#### EXERCISE PROMPT
Look through the listing below for the line containing "Emit a Python". Copy it and each line after it up to and including the line containing "right_ticks = [2400, 2000, 1600, 1200, 800]", exactly, leaving out pictures.

#### DATASET ENTRIES
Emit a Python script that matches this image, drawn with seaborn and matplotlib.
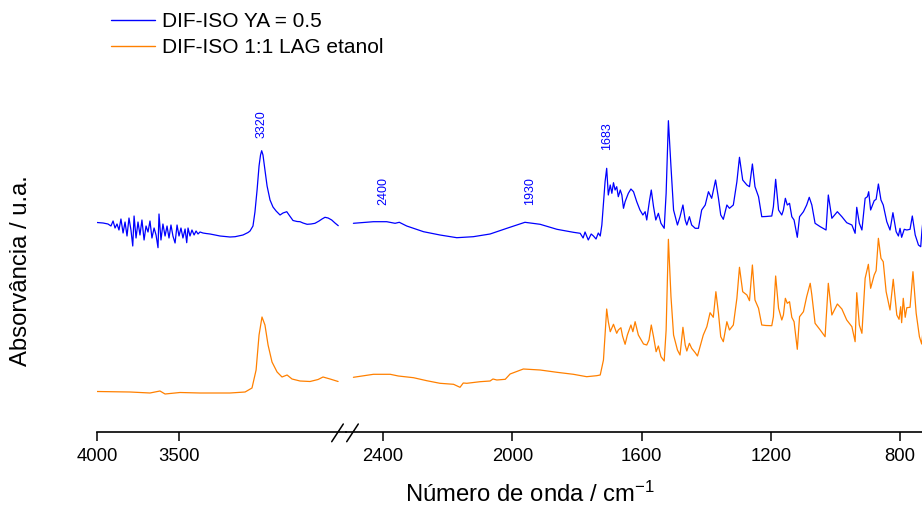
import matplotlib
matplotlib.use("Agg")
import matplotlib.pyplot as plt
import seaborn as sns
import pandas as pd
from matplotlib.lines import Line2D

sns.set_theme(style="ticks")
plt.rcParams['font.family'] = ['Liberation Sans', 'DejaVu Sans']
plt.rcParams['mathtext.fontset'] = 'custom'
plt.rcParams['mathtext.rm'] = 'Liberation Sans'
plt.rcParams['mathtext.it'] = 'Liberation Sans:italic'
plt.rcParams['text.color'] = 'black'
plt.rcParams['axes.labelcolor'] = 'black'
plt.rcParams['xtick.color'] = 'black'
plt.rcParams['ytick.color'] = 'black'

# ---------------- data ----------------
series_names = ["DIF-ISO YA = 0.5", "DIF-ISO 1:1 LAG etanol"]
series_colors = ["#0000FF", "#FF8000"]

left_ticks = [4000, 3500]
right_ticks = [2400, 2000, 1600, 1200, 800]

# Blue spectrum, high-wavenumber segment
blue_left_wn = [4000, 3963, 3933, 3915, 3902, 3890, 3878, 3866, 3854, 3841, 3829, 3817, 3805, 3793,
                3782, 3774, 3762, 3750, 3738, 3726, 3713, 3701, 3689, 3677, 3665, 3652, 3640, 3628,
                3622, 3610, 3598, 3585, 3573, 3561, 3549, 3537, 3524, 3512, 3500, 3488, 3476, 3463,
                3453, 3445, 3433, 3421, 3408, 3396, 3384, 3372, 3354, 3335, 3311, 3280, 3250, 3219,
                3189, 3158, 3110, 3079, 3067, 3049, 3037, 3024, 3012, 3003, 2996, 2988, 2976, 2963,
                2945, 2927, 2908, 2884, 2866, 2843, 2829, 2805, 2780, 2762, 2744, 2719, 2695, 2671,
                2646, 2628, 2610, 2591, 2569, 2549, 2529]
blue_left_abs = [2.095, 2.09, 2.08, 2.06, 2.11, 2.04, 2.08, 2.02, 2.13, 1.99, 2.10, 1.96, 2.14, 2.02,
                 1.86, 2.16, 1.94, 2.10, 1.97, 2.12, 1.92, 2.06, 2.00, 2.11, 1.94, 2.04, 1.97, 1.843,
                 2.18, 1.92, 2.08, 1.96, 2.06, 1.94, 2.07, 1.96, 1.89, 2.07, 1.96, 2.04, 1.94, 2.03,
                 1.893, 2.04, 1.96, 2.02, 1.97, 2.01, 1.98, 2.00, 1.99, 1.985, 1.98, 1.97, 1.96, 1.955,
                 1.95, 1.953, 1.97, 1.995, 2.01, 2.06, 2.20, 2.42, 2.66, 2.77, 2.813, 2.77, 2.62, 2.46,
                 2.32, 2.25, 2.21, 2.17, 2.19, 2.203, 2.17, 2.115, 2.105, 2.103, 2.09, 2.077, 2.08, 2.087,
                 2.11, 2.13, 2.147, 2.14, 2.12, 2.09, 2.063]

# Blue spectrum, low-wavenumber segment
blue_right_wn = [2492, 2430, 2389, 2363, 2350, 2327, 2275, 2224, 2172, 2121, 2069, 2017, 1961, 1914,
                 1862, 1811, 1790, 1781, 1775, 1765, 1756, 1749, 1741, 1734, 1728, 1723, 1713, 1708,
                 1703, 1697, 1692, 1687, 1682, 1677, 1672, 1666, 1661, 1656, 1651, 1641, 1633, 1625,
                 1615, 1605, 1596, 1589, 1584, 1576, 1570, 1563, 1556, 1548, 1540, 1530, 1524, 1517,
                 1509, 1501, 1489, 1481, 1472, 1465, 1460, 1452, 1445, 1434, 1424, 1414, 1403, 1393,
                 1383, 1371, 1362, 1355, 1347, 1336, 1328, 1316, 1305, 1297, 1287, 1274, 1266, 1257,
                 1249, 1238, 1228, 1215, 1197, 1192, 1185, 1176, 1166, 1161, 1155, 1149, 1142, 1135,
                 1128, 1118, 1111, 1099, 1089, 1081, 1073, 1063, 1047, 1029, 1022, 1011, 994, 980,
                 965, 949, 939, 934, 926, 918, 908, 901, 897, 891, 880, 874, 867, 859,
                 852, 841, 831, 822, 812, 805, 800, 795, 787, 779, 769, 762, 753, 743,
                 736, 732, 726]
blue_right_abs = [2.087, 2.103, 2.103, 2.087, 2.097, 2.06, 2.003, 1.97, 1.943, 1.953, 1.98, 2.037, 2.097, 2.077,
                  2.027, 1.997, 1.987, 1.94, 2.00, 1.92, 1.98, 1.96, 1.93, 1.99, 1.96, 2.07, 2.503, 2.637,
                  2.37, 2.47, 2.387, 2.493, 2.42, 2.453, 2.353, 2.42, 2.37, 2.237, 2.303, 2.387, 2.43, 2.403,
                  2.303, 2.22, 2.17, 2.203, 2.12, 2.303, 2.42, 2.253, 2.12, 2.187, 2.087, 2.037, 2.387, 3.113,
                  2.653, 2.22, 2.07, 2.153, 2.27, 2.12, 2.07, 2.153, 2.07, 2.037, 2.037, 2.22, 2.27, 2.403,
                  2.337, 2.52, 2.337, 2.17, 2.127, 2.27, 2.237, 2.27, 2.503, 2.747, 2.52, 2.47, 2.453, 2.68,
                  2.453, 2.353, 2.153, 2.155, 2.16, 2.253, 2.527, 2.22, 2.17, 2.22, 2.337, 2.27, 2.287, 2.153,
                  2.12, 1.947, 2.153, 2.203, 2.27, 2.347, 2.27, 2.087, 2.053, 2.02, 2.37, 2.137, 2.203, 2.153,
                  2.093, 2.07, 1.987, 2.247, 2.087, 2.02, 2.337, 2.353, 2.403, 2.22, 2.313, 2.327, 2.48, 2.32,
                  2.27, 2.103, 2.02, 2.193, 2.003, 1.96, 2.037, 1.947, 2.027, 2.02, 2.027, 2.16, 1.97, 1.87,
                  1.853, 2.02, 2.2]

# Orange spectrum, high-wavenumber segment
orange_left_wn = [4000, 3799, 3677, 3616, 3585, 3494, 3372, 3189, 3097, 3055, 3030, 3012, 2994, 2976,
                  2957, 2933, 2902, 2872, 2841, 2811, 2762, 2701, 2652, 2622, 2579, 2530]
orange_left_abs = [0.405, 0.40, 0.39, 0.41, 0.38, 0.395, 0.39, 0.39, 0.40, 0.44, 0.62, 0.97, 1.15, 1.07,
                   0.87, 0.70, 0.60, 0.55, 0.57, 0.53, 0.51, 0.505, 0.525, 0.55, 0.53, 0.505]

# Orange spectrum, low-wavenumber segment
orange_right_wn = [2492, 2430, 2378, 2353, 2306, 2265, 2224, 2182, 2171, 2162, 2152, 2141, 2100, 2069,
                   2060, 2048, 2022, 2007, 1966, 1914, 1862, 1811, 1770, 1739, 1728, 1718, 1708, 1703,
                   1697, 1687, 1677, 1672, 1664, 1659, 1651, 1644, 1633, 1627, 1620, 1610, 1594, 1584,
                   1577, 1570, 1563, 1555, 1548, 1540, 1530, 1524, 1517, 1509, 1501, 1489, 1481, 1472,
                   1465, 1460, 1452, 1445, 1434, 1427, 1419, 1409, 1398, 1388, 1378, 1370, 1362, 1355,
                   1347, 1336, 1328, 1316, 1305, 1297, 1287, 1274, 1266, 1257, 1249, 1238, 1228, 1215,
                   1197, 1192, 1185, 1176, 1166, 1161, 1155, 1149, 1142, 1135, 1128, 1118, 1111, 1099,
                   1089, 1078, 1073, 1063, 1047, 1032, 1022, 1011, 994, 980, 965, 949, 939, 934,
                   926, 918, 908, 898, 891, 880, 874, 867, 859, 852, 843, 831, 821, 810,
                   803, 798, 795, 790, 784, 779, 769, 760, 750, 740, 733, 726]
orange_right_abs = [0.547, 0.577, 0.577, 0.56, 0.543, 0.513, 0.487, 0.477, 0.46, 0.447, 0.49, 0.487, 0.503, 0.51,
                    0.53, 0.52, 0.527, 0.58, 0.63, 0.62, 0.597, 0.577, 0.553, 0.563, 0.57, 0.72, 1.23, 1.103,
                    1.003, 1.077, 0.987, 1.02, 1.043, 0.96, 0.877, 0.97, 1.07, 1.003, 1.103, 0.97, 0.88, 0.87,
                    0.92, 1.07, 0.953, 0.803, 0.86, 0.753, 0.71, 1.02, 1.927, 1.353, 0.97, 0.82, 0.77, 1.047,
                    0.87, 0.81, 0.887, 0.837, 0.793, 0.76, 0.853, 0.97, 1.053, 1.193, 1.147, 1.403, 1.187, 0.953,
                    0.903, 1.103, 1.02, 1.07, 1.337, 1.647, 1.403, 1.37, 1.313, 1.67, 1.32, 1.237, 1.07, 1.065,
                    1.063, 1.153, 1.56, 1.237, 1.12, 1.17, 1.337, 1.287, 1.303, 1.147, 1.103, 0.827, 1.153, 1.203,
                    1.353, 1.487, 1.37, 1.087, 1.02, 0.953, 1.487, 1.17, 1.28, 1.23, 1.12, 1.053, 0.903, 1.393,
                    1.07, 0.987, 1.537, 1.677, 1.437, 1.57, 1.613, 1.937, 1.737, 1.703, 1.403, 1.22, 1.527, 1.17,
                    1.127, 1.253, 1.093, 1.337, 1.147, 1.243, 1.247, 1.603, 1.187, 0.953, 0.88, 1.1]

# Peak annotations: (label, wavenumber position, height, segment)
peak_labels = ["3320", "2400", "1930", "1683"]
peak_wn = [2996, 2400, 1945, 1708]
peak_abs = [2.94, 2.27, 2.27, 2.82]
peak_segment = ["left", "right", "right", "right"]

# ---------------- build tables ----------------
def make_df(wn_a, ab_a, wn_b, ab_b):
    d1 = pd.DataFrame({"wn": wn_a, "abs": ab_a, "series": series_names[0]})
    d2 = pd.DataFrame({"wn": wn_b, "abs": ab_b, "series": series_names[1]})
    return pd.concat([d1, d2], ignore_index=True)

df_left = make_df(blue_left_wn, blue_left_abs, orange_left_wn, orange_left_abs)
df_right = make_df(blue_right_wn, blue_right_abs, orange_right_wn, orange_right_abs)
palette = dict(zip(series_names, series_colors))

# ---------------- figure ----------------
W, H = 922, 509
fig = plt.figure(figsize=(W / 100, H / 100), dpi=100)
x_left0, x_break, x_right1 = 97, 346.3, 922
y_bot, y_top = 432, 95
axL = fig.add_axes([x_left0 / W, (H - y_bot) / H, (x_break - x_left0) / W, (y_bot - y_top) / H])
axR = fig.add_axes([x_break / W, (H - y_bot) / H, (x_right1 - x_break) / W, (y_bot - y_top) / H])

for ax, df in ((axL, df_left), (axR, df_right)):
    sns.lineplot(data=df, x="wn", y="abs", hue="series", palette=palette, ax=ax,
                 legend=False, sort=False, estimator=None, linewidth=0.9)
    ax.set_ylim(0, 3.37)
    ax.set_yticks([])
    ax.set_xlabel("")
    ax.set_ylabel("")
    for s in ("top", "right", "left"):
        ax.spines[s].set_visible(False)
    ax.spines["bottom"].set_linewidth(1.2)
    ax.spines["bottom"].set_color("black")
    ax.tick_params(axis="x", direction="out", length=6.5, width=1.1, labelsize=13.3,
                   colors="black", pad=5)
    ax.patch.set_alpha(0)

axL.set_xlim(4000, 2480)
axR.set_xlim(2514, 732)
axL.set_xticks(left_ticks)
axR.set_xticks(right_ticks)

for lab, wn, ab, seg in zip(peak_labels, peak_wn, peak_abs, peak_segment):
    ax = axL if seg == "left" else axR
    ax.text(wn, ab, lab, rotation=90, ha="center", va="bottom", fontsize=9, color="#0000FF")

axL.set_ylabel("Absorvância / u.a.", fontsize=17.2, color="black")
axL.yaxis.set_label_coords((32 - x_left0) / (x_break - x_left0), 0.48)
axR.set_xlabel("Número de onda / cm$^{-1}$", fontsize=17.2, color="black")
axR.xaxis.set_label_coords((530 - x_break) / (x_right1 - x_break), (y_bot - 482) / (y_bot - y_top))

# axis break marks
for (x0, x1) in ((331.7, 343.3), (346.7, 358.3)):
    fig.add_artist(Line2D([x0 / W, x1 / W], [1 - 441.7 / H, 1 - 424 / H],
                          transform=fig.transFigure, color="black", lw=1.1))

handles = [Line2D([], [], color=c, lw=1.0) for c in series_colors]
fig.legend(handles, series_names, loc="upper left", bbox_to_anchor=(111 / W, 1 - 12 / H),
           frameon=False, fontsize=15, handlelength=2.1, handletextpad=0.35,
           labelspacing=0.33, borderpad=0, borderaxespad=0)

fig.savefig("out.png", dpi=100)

---

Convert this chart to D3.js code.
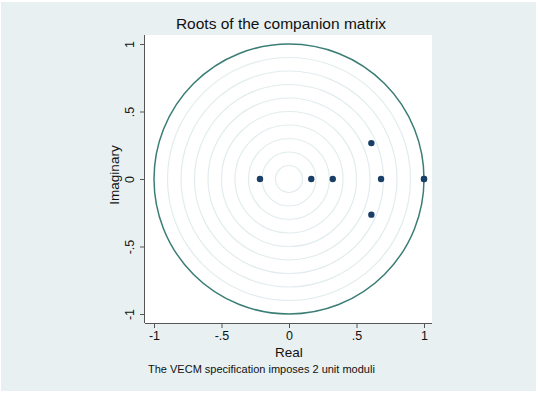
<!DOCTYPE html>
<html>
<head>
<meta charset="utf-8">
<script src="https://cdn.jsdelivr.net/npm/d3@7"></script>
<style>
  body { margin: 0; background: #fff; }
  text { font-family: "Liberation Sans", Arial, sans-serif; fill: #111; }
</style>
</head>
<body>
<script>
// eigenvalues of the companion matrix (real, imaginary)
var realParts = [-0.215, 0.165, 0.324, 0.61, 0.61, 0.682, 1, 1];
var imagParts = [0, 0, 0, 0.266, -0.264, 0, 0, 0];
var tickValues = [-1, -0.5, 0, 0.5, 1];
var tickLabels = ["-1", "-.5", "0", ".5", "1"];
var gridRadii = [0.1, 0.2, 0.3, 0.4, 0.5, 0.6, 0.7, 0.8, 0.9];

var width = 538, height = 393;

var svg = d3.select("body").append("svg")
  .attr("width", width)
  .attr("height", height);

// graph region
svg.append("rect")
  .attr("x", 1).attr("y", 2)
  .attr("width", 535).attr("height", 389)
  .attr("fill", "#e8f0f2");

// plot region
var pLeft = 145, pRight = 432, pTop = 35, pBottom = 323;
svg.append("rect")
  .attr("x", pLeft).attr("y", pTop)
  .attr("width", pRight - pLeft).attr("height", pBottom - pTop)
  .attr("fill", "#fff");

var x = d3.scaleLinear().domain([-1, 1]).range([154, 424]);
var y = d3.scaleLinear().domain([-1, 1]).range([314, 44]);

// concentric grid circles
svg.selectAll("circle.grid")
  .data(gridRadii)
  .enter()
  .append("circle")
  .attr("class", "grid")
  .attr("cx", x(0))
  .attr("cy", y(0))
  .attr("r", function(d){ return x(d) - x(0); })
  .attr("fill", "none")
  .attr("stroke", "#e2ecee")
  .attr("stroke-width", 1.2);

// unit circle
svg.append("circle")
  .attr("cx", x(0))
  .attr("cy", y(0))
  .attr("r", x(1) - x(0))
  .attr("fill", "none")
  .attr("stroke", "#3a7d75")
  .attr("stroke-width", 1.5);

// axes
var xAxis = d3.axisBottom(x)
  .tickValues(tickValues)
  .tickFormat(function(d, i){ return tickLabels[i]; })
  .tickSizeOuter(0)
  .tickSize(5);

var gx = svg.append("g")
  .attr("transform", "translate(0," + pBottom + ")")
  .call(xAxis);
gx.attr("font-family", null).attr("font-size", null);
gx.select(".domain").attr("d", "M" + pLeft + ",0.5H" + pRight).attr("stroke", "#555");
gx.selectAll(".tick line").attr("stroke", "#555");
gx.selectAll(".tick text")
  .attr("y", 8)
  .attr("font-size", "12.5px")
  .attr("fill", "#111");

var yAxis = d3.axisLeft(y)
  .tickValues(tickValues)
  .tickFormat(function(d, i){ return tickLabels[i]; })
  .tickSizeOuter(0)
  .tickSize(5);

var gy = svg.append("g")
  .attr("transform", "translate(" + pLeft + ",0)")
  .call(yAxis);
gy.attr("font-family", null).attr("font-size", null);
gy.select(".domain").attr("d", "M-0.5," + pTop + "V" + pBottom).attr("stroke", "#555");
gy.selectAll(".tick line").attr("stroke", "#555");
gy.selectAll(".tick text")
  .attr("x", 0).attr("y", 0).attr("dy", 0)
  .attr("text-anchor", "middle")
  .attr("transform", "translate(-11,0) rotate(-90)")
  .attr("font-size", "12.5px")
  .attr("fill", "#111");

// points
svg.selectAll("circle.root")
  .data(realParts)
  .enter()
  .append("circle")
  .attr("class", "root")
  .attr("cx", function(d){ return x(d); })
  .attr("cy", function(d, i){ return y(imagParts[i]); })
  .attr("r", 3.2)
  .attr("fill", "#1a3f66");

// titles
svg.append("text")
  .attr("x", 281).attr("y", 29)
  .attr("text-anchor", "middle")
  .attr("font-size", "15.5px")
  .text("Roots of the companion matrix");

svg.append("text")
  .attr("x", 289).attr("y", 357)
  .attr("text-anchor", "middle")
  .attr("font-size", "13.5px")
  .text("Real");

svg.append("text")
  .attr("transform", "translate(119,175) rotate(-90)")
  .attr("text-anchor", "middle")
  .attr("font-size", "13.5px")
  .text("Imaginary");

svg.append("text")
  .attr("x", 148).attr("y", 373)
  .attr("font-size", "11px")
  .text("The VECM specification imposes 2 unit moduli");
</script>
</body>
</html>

#### OUTPUT BELOW
Emit a Python script that matches this image, drawn with seaborn and matplotlib.
import matplotlib
matplotlib.use("Agg")
import matplotlib.pyplot as plt
import seaborn as sns
import pandas as pd
from matplotlib.lines import Line2D

sns.set_theme(style="ticks")
plt.rcParams['font.family'] = ['Liberation Sans', 'DejaVu Sans']
plt.rcParams['mathtext.fontset'] = 'custom'
plt.rcParams['mathtext.rm'] = 'Liberation Sans'
plt.rcParams['mathtext.it'] = 'Liberation Sans:italic'
plt.rcParams['text.color'] = 'black'
plt.rcParams['axes.labelcolor'] = 'black'
plt.rcParams['xtick.color'] = 'black'
plt.rcParams['ytick.color'] = 'black'

# ---------------- data ----------------
series_names = ["DIF-ISO YA = 0.5", "DIF-ISO 1:1 LAG etanol"]
series_colors = ["#0000FF", "#FF8000"]

left_ticks = [4000, 3500]
right_ticks = [2400, 2000, 1600, 1200, 800]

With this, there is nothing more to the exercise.